TASK: Give back the lines exactly, from the first one to the line with "xtick_labels = ['3(6)', '5(10)', '7(14)', '9(18)']", both ends included.

Plotting code records
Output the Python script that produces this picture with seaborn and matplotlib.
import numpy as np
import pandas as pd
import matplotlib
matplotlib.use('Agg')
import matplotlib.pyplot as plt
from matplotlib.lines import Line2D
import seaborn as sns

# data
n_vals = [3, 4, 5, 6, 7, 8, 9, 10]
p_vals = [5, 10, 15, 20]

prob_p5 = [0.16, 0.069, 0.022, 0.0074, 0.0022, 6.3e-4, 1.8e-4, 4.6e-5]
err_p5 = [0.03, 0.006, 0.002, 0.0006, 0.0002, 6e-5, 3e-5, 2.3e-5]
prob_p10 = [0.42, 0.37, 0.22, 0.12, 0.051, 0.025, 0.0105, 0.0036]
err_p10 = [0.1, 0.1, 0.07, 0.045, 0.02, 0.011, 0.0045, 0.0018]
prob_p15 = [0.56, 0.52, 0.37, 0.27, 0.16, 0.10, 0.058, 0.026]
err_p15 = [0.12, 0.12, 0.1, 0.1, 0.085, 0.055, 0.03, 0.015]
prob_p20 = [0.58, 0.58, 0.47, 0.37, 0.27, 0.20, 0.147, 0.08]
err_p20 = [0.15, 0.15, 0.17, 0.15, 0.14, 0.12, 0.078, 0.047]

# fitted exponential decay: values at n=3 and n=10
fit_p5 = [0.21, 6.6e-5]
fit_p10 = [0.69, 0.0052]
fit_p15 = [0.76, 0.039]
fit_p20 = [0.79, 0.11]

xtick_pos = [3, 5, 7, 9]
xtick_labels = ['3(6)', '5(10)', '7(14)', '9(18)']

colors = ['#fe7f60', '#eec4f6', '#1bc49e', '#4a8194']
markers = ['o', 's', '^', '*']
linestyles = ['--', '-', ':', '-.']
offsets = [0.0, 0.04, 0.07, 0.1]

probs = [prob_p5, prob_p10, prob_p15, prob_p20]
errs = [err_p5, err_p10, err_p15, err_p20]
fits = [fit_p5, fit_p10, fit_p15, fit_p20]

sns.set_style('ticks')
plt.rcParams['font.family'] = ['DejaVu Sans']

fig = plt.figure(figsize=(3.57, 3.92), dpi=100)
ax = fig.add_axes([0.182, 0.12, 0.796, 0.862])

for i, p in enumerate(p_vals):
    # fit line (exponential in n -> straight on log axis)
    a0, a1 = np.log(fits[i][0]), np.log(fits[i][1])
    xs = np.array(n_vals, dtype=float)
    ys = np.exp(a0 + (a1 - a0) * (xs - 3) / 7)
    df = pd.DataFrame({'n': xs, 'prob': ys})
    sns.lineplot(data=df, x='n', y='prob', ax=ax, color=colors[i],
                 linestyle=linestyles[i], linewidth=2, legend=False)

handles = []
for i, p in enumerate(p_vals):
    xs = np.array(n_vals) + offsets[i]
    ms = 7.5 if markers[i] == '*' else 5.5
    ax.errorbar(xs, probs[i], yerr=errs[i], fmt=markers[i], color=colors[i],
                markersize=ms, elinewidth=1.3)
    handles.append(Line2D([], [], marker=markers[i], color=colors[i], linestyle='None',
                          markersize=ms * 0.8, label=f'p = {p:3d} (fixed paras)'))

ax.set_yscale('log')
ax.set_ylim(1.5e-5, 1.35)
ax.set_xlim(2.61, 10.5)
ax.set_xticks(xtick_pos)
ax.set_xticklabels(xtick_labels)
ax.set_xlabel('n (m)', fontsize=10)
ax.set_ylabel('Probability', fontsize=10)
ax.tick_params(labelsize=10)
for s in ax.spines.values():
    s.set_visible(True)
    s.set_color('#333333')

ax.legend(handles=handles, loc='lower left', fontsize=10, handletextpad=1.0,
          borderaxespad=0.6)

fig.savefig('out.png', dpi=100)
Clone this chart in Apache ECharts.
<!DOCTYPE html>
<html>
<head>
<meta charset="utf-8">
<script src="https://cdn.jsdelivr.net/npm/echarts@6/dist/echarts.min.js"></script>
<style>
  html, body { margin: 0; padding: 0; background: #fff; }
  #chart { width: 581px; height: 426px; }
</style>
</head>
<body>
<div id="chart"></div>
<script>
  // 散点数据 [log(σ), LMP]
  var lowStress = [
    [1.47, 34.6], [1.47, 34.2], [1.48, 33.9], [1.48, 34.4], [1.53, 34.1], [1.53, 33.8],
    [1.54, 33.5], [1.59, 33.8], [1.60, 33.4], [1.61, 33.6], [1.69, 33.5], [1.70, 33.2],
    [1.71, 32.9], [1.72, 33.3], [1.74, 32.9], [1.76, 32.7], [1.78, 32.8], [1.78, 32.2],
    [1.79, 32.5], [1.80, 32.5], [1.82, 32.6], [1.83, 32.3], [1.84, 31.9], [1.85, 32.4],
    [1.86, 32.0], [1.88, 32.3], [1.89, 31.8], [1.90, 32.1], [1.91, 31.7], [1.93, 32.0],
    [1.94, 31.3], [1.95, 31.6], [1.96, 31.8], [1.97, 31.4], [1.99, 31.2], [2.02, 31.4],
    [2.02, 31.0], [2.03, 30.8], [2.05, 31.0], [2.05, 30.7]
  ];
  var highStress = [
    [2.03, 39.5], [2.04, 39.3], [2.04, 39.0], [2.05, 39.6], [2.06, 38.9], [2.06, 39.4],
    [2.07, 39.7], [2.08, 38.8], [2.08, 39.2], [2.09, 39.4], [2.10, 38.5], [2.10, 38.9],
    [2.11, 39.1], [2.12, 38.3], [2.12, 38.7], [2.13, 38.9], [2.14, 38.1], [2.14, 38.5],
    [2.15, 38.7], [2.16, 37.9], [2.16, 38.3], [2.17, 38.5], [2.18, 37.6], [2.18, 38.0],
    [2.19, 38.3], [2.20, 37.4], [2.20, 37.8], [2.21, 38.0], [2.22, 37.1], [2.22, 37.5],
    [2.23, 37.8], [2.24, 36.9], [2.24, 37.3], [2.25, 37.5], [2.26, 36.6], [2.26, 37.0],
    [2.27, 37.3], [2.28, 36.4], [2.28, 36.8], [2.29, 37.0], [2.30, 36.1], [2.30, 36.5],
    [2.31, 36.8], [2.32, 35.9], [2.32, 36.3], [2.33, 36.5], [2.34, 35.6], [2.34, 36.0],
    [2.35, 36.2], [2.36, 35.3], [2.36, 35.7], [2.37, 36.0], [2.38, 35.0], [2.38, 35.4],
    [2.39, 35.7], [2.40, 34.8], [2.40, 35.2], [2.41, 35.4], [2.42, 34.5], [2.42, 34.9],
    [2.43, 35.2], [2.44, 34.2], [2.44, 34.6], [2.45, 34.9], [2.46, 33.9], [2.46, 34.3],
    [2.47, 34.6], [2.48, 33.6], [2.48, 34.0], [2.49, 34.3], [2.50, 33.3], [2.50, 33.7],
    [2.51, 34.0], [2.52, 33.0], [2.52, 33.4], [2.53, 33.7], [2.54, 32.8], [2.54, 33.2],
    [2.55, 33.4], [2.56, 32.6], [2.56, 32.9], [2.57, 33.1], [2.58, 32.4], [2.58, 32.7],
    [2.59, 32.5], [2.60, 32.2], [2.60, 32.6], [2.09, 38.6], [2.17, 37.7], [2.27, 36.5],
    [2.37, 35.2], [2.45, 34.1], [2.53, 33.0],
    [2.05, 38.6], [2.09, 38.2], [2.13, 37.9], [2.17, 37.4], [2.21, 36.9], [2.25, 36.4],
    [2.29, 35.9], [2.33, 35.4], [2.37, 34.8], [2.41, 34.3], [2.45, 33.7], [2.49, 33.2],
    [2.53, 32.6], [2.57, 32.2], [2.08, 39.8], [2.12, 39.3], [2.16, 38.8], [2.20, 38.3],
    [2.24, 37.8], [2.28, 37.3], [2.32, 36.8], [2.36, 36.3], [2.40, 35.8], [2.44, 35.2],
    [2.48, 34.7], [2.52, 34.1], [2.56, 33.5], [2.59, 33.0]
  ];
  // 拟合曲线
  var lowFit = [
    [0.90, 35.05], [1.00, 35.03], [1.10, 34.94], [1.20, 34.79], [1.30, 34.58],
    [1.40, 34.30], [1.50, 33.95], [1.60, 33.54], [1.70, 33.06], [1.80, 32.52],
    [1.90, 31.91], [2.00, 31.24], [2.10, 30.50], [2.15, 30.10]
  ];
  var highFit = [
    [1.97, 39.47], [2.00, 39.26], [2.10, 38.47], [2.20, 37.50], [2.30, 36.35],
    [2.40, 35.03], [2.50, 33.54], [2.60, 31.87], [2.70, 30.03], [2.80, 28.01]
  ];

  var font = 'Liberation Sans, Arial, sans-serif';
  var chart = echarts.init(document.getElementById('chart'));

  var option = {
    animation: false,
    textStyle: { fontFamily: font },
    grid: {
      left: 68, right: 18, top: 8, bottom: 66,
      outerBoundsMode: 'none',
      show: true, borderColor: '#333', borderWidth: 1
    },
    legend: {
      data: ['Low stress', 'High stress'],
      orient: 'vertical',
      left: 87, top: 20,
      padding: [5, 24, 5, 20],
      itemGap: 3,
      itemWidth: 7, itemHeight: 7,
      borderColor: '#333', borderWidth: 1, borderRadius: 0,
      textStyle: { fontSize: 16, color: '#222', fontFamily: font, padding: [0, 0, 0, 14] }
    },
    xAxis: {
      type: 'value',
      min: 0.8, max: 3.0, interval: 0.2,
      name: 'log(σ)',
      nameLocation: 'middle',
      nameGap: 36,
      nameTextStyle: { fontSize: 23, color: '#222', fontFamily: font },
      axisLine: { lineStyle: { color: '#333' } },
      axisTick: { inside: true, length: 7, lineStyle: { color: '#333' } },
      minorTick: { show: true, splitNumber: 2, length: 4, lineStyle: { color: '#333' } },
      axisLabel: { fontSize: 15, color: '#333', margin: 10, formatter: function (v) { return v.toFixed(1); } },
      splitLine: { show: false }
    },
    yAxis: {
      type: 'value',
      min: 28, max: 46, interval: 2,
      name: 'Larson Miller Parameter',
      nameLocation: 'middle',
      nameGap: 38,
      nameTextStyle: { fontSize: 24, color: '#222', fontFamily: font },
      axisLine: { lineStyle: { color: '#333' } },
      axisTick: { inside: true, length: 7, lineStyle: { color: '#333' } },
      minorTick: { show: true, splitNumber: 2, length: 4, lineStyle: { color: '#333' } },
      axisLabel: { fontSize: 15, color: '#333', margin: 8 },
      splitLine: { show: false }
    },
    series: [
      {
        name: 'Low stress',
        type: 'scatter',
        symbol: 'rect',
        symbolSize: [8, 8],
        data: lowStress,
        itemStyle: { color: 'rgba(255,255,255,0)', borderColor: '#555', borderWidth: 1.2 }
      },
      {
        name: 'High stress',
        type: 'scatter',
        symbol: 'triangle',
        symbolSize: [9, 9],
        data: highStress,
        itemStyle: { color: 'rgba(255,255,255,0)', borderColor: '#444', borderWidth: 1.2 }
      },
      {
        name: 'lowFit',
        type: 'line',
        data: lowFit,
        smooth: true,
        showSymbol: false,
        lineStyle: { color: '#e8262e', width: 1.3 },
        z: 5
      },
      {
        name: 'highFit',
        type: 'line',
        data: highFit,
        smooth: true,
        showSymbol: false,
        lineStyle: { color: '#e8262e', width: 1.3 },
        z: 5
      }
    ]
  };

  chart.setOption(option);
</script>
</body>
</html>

OUTPUT BELOW:
Output the Python script that produces this picture with seaborn and matplotlib.
import numpy as np
import pandas as pd
import matplotlib
matplotlib.use('Agg')
import matplotlib.pyplot as plt
from matplotlib.lines import Line2D
import seaborn as sns

# data
n_vals = [3, 4, 5, 6, 7, 8, 9, 10]
p_vals = [5, 10, 15, 20]

prob_p5 = [0.16, 0.069, 0.022, 0.0074, 0.0022, 6.3e-4, 1.8e-4, 4.6e-5]
err_p5 = [0.03, 0.006, 0.002, 0.0006, 0.0002, 6e-5, 3e-5, 2.3e-5]
prob_p10 = [0.42, 0.37, 0.22, 0.12, 0.051, 0.025, 0.0105, 0.0036]
err_p10 = [0.1, 0.1, 0.07, 0.045, 0.02, 0.011, 0.0045, 0.0018]
prob_p15 = [0.56, 0.52, 0.37, 0.27, 0.16, 0.10, 0.058, 0.026]
err_p15 = [0.12, 0.12, 0.1, 0.1, 0.085, 0.055, 0.03, 0.015]
prob_p20 = [0.58, 0.58, 0.47, 0.37, 0.27, 0.20, 0.147, 0.08]
err_p20 = [0.15, 0.15, 0.17, 0.15, 0.14, 0.12, 0.078, 0.047]

# fitted exponential decay: values at n=3 and n=10
fit_p5 = [0.21, 6.6e-5]
fit_p10 = [0.69, 0.0052]
fit_p15 = [0.76, 0.039]
fit_p20 = [0.79, 0.11]

xtick_pos = [3, 5, 7, 9]
xtick_labels = ['3(6)', '5(10)', '7(14)', '9(18)']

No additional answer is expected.